Set task
Write out the material exactly. Do not include the pictures.

═══ Material

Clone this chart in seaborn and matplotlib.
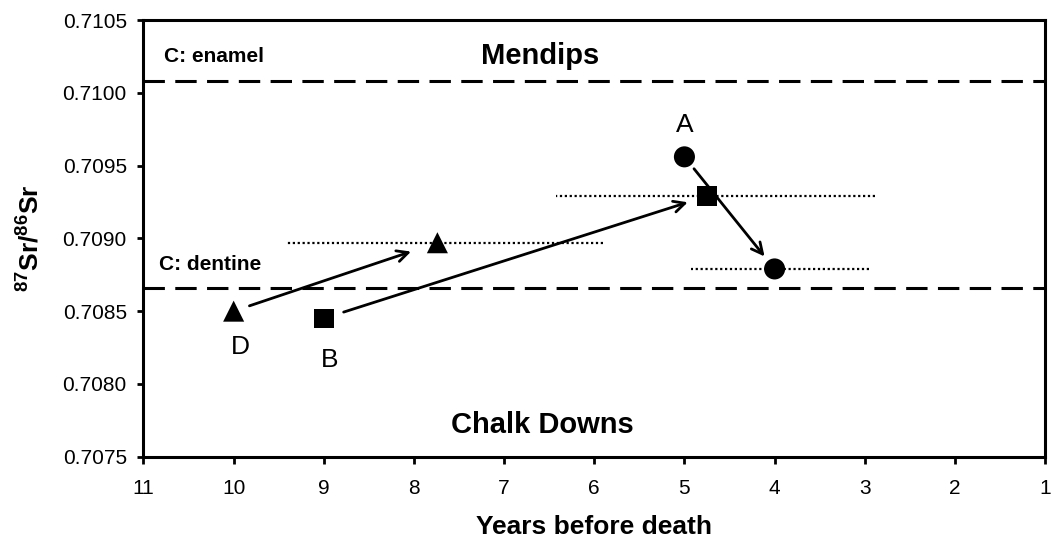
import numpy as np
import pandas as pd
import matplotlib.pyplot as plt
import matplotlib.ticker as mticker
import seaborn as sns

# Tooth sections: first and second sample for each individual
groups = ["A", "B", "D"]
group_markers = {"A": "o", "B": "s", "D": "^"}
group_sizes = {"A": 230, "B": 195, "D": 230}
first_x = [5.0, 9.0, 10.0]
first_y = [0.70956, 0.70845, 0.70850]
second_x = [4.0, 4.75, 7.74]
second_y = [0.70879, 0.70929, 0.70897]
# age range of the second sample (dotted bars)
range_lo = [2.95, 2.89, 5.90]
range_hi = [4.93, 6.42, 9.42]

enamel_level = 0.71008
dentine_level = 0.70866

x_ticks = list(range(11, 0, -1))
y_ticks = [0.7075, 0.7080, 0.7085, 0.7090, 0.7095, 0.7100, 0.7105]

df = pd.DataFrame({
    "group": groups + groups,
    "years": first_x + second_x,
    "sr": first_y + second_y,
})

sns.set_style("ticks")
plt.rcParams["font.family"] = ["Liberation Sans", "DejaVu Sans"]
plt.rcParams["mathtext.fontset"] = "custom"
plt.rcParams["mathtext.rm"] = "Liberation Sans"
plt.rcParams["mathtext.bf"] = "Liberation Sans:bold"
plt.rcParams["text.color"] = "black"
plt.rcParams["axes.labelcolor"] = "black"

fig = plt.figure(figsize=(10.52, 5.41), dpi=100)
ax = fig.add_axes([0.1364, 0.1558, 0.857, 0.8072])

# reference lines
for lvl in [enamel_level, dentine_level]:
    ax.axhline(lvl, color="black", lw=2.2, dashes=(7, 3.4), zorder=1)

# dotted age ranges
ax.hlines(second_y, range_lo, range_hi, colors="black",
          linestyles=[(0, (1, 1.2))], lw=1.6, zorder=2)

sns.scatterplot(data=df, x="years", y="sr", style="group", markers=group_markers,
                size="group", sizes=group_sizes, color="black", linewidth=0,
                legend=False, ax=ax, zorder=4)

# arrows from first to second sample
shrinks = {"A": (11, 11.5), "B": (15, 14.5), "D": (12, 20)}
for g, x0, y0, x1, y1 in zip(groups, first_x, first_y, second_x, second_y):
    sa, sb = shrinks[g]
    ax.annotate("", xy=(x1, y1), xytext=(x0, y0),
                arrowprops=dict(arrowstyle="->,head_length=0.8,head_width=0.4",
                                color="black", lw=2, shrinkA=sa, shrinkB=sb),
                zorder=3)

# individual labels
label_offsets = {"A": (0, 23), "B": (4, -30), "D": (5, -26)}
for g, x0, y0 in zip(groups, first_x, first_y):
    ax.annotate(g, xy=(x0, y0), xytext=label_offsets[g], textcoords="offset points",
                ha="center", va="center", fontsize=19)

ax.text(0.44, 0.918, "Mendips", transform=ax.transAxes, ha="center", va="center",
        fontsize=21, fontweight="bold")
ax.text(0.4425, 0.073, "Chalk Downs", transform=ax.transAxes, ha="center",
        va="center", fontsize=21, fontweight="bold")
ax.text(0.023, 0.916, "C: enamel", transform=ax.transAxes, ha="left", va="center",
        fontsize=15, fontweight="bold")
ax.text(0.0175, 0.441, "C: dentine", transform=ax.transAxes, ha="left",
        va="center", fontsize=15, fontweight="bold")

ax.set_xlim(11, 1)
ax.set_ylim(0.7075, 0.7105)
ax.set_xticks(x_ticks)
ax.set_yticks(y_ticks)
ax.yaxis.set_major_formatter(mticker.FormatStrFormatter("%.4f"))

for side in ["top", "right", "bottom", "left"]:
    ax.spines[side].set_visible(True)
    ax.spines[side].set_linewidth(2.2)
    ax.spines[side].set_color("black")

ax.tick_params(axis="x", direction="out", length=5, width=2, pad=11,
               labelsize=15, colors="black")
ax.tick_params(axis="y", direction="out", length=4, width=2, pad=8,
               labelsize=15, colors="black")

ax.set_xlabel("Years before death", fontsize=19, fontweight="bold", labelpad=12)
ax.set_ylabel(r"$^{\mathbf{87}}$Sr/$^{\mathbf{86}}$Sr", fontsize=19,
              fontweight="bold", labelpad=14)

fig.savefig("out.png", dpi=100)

══════

Solution to the exercise
Clone this chart in seaborn and matplotlib.
import numpy as np
import pandas as pd
import matplotlib.pyplot as plt
import matplotlib.ticker as mticker
import seaborn as sns

# Tooth sections: first and second sample for each individual
groups = ["A", "B", "D"]
group_markers = {"A": "o", "B": "s", "D": "^"}
group_sizes = {"A": 230, "B": 195, "D": 230}
first_x = [5.0, 9.0, 10.0]
first_y = [0.70956, 0.70845, 0.70850]
second_x = [4.0, 4.75, 7.74]
second_y = [0.70879, 0.70929, 0.70897]
# age range of the second sample (dotted bars)
range_lo = [2.95, 2.89, 5.90]
range_hi = [4.93, 6.42, 9.42]

enamel_level = 0.71008
dentine_level = 0.70866

x_ticks = list(range(11, 0, -1))
y_ticks = [0.7075, 0.7080, 0.7085, 0.7090, 0.7095, 0.7100, 0.7105]

df = pd.DataFrame({
    "group": groups + groups,
    "years": first_x + second_x,
    "sr": first_y + second_y,
})

sns.set_style("ticks")
plt.rcParams["font.family"] = ["Liberation Sans", "DejaVu Sans"]
plt.rcParams["mathtext.fontset"] = "custom"
plt.rcParams["mathtext.rm"] = "Liberation Sans"
plt.rcParams["mathtext.bf"] = "Liberation Sans:bold"
plt.rcParams["text.color"] = "black"
plt.rcParams["axes.labelcolor"] = "black"

fig = plt.figure(figsize=(10.52, 5.41), dpi=100)
ax = fig.add_axes([0.1364, 0.1558, 0.857, 0.8072])

# reference lines
for lvl in [enamel_level, dentine_level]:
    ax.axhline(lvl, color="black", lw=2.2, dashes=(7, 3.4), zorder=1)

# dotted age ranges
ax.hlines(second_y, range_lo, range_hi, colors="black",
          linestyles=[(0, (1, 1.2))], lw=1.6, zorder=2)

sns.scatterplot(data=df, x="years", y="sr", style="group", markers=group_markers,
                size="group", sizes=group_sizes, color="black", linewidth=0,
                legend=False, ax=ax, zorder=4)

# arrows from first to second sample
shrinks = {"A": (11, 11.5), "B": (15, 14.5), "D": (12, 20)}
for g, x0, y0, x1, y1 in zip(groups, first_x, first_y, second_x, second_y):
    sa, sb = shrinks[g]
    ax.annotate("", xy=(x1, y1), xytext=(x0, y0),
                arrowprops=dict(arrowstyle="->,head_length=0.8,head_width=0.4",
                                color="black", lw=2, shrinkA=sa, shrinkB=sb),
                zorder=3)

# individual labels
label_offsets = {"A": (0, 23), "B": (4, -30), "D": (5, -26)}
for g, x0, y0 in zip(groups, first_x, first_y):
    ax.annotate(g, xy=(x0, y0), xytext=label_offsets[g], textcoords="offset points",
                ha="center", va="center", fontsize=19)

ax.text(0.44, 0.918, "Mendips", transform=ax.transAxes, ha="center", va="center",
        fontsize=21, fontweight="bold")
ax.text(0.4425, 0.073, "Chalk Downs", transform=ax.transAxes, ha="center",
        va="center", fontsize=21, fontweight="bold")
ax.text(0.023, 0.916, "C: enamel", transform=ax.transAxes, ha="left", va="center",
        fontsize=15, fontweight="bold")
ax.text(0.0175, 0.441, "C: dentine", transform=ax.transAxes, ha="left",
        va="center", fontsize=15, fontweight="bold")

ax.set_xlim(11, 1)
ax.set_ylim(0.7075, 0.7105)
ax.set_xticks(x_ticks)
ax.set_yticks(y_ticks)
ax.yaxis.set_major_formatter(mticker.FormatStrFormatter("%.4f"))

for side in ["top", "right", "bottom", "left"]:
    ax.spines[side].set_visible(True)
    ax.spines[side].set_linewidth(2.2)
    ax.spines[side].set_color("black")

ax.tick_params(axis="x", direction="out", length=5, width=2, pad=11,
               labelsize=15, colors="black")
ax.tick_params(axis="y", direction="out", length=4, width=2, pad=8,
               labelsize=15, colors="black")

ax.set_xlabel("Years before death", fontsize=19, fontweight="bold", labelpad=12)
ax.set_ylabel(r"$^{\mathbf{87}}$Sr/$^{\mathbf{86}}$Sr", fontsize=19,
              fontweight="bold", labelpad=14)

fig.savefig("out.png", dpi=100)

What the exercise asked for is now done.